NPPC Asks USDA To Abandon GIPSA Rules
WASHINGTON, D.C., March 24, 2017 – Citing grave concerns that they would “cause serious harm to the pork industry,” the National Pork Producers Council in comments submitted today said the U.S. Department of Agriculture should not finalize – or at least exempt pork producers from – regulations related to the buying and selling of livestock.
According to NPPC, the so-called Farmer Fair Practices Rules – an interim final rule and a proposed regulation – would “enable a torrent of lawsuits against members of the pork industry,” replace carefully negotiated contracts with standard terms that are unworkable, ignore crucial differences among the various sectors of the meat industry and raise serious constitutional concerns under the First Amendment.” The regulations were issued in the last weeks of the Obama administration by USDA’s Grain Inspection, Packers and Stockyards Administration (GIPSA).
“GIPSA’s one-size-fits-all approach would restrict livestock transactions, lead to consolidation of the livestock industry – putting farmers out of business – and increase consumer prices for meat,” said NPPC President Ken Maschhoff, a pork producer from Carlyle, Ill. “These regulations could impose staggering costs on the pork industry. The only people who would benefit from this heavy-handed government intrusion in the hog market are trial lawyers.”

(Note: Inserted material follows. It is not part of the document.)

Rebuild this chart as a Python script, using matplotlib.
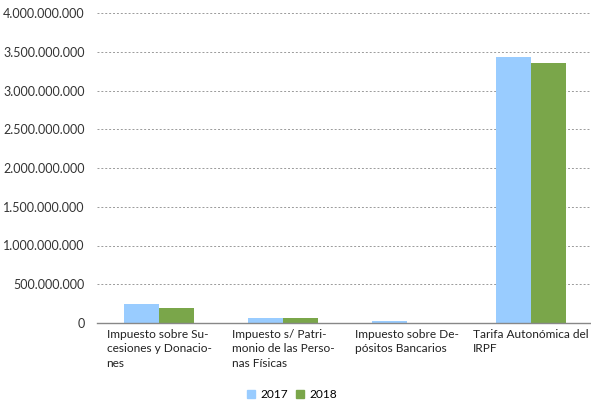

NPPC is most concerned with the interim final rule, set to take effect next month, which would broaden the scope of the Packers and Stockyards Act (PSA) on the use of “unfair, unjustly discriminatory or deceptive practices” and “undue or unreasonable preferences or advantages.” Specifically, the regulation would deem such actions per se violations of federal law even if they didn’t harm competition or cause competitive injury, prerequisites for winning PSA cases.
USDA in 2010 proposed several PSA provisions – collectively known as the GIPSA Rule – that Congress mandated in the 2008 Farm Bill; eliminating the need to prove a competitive injury to win a PSA lawsuit was not one of them. In fact, Congress rejected such a “no competitive injury” provision during debate on the Farm Bill. Additionally, eight federal appeals courts have held that harm to competition must be an element of a PSA case.
The Farmer Fair Practices Rules, NPPC pointed out in its comments, “invites the courts to regulate the meat industry in ways that courts have repeatedly refused to do. This judicial regulation threatens to replace the innovative practices that have arisen over time out of specific market conditions and based on the needs of the industry as a whole.”
“Eliminating the need to prove injury to competition would prompt an explosion in PSA lawsuits by turning every contract dispute into a federal case subject to triple damages,” Maschhoff said. “The inevitable costs associated with that and the legal uncertainty it would create could lead to further vertical integration of our industry and reduce competition.”
An Informa Economics study found that the 2010 GIPSA Rule coupled with the interim final rule would cost the U.S. pork industry more than $420 million annually, with most of the costs related to the interim final rule’s “no competitive injury” provision.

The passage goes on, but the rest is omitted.